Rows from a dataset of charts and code
**********
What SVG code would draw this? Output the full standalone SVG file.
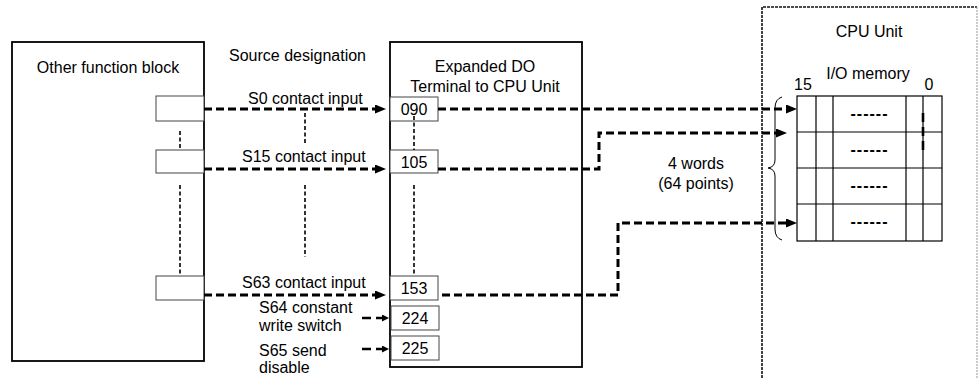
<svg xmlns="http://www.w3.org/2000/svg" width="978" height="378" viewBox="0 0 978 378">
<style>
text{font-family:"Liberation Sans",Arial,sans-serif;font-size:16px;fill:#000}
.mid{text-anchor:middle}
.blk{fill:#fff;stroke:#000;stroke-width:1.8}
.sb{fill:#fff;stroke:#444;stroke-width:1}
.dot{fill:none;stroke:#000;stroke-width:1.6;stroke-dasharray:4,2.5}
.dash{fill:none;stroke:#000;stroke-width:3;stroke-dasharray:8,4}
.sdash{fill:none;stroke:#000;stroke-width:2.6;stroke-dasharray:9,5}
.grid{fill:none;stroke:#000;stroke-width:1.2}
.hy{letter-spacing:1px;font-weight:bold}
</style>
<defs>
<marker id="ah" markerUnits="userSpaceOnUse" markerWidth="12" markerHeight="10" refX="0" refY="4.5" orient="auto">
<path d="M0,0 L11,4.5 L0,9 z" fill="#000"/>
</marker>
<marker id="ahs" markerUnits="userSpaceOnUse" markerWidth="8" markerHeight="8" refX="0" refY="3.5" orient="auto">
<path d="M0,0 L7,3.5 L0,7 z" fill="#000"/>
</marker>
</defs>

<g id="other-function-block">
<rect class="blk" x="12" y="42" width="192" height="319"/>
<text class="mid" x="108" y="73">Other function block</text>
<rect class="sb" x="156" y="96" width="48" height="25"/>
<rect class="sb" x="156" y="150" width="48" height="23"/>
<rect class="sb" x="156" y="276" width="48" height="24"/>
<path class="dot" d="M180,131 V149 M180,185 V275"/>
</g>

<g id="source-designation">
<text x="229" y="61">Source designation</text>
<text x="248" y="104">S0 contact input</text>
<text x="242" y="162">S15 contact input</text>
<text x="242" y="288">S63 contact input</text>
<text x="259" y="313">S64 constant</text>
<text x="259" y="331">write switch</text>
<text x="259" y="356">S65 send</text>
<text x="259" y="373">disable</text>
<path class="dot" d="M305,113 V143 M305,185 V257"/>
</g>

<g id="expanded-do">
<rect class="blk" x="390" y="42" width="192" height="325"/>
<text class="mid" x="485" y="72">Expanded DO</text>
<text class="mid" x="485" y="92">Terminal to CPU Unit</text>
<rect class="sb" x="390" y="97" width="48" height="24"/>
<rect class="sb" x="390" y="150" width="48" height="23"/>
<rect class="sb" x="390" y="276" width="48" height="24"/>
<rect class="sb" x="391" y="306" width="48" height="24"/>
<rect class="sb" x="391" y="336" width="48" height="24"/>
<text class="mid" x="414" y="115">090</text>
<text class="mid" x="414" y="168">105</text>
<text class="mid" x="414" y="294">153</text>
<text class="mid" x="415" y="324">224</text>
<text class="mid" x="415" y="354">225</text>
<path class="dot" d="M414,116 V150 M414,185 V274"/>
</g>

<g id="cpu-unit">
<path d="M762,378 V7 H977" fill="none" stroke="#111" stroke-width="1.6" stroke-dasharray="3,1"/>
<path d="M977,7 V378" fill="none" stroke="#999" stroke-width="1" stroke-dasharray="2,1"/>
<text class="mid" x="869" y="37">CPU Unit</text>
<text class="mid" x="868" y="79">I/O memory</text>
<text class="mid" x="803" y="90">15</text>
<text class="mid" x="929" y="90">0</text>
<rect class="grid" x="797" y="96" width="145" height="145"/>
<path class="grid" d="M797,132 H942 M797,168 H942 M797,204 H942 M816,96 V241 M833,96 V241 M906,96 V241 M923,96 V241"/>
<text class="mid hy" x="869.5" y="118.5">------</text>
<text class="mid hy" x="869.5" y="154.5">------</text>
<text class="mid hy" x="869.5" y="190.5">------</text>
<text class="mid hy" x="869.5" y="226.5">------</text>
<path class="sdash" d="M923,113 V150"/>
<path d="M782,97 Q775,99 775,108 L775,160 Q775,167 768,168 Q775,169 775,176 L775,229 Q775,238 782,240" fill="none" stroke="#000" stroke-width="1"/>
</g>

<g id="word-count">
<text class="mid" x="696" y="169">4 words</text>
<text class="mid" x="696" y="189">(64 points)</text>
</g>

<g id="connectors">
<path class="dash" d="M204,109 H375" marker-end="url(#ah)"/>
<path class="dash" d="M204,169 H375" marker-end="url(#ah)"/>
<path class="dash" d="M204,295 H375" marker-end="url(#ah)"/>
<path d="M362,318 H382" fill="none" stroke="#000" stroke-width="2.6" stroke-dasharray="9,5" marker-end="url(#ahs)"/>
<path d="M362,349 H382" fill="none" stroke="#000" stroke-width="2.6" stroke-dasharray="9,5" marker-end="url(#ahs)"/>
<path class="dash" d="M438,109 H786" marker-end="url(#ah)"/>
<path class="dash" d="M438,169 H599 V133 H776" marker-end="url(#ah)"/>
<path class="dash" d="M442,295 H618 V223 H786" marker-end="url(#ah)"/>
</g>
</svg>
**********
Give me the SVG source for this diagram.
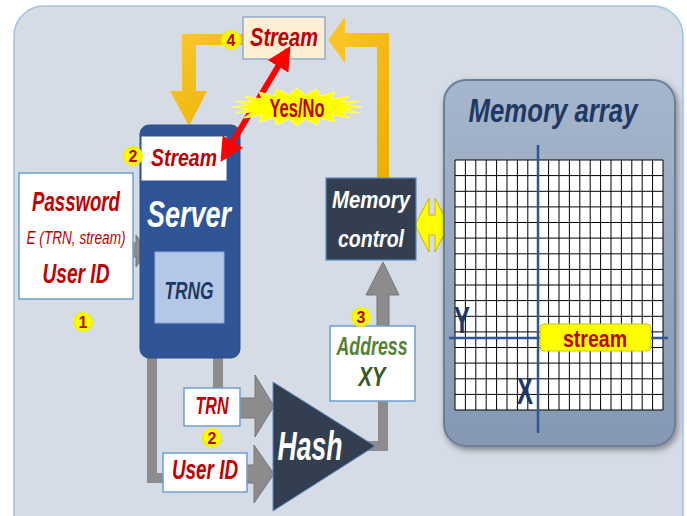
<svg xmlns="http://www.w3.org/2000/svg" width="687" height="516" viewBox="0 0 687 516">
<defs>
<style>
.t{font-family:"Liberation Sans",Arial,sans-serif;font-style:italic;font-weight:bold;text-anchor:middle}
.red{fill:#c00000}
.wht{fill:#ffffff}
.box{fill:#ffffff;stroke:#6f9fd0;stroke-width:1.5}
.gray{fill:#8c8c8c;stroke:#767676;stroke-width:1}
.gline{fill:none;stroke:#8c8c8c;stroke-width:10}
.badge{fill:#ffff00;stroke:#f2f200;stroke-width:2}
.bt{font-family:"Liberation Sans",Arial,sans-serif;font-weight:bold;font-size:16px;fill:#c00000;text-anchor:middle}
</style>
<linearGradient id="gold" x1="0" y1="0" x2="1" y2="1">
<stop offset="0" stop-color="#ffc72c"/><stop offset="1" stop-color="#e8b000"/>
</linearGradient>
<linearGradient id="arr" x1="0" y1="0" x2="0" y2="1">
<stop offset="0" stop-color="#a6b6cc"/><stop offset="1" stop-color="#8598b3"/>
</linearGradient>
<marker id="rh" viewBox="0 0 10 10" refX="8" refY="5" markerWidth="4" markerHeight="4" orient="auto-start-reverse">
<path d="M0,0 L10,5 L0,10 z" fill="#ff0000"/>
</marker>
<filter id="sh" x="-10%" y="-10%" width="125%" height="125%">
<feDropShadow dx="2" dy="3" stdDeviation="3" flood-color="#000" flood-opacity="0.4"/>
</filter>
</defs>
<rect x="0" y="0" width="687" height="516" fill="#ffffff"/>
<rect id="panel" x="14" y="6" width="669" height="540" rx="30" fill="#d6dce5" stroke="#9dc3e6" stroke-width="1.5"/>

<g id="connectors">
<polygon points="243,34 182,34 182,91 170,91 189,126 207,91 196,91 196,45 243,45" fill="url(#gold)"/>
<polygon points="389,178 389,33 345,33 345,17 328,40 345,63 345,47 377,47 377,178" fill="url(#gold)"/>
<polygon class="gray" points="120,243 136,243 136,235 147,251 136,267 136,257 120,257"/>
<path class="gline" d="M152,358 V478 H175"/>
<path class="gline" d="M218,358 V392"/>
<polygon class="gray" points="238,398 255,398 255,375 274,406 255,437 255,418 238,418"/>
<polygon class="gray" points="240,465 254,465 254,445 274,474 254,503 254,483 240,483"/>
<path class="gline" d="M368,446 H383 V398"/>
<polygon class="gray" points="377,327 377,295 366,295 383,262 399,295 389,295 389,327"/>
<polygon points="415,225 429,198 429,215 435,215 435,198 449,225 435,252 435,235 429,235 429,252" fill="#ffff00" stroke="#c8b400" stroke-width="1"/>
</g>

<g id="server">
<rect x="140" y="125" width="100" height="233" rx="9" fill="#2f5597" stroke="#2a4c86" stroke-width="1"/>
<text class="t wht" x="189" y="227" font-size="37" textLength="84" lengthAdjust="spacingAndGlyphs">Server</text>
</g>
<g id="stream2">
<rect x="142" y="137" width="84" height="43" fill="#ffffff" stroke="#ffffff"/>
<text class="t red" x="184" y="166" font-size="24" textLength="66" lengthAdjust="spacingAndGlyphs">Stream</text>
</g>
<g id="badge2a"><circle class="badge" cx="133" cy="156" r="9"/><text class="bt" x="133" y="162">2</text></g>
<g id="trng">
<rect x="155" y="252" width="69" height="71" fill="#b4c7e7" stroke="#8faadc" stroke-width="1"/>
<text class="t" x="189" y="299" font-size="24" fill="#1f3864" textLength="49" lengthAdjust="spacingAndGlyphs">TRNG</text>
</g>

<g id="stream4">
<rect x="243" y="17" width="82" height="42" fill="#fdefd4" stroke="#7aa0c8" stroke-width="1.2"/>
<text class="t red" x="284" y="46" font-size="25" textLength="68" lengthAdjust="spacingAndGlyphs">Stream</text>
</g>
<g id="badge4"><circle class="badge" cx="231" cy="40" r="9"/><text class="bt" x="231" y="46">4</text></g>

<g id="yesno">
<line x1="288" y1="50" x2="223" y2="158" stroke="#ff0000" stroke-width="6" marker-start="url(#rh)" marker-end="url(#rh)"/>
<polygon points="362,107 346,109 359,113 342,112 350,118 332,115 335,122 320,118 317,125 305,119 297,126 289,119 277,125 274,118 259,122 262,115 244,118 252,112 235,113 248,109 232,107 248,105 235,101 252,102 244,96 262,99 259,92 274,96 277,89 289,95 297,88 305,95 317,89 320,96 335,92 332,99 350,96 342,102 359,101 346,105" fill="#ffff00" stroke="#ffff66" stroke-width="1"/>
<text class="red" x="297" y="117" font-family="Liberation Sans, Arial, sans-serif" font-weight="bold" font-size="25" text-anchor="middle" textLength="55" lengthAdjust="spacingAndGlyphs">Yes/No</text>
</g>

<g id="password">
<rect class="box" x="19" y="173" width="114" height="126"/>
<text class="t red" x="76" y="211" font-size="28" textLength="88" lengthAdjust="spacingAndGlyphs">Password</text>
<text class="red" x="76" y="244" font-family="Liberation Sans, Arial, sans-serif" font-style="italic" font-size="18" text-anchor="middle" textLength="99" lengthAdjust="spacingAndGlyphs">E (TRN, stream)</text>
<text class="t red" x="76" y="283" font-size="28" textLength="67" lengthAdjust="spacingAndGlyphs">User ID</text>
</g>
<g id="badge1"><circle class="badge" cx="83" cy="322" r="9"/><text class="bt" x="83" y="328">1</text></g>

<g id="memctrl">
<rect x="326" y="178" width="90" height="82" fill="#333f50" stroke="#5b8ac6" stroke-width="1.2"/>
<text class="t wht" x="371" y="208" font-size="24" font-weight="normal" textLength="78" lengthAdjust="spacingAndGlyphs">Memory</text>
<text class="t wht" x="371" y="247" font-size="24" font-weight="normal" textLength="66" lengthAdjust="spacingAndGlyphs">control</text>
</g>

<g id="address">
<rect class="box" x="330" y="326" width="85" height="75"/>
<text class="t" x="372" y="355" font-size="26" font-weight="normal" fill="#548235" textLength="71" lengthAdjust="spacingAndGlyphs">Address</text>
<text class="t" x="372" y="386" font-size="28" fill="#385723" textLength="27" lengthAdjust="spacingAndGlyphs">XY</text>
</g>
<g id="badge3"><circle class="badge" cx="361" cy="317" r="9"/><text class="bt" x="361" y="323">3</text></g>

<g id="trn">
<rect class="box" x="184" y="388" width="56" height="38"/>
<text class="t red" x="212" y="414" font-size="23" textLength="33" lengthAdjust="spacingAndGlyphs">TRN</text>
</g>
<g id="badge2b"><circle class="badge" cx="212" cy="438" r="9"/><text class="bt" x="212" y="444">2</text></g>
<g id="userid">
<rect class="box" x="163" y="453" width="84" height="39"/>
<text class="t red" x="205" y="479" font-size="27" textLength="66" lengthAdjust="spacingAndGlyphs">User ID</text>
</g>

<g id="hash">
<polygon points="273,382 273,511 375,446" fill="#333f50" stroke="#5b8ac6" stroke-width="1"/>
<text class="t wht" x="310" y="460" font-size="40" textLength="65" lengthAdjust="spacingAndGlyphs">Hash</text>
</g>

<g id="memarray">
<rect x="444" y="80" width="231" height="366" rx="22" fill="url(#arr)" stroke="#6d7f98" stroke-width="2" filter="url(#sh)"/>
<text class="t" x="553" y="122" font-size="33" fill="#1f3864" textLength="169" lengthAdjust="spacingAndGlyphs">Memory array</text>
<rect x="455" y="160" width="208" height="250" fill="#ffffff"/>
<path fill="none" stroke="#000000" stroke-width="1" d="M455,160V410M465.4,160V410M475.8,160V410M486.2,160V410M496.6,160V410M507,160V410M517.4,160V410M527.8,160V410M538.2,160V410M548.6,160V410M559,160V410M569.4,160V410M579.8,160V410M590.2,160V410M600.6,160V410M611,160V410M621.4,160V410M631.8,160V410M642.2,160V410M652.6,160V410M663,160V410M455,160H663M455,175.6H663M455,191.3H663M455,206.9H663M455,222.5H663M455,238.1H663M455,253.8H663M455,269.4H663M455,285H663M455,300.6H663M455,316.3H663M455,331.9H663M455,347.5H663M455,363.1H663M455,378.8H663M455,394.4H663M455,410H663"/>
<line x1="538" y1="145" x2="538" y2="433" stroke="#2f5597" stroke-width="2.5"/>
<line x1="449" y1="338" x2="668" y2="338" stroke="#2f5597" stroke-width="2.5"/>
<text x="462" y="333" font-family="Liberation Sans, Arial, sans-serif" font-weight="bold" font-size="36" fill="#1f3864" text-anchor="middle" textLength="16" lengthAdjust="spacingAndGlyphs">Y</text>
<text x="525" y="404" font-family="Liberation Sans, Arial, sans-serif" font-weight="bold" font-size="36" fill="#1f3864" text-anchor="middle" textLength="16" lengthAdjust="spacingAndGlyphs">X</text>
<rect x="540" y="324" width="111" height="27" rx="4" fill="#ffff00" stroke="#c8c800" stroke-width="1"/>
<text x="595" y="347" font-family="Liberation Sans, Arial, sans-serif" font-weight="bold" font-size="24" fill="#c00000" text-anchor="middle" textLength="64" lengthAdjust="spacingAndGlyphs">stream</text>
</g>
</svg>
**********
*Exercise directions*:
Find the word "this" in the entries, and copy every line it shows up in.

*Correct output*:
What SVG code would draw this? Output the full standalone SVG file.
Give me the SVG source for this diagram.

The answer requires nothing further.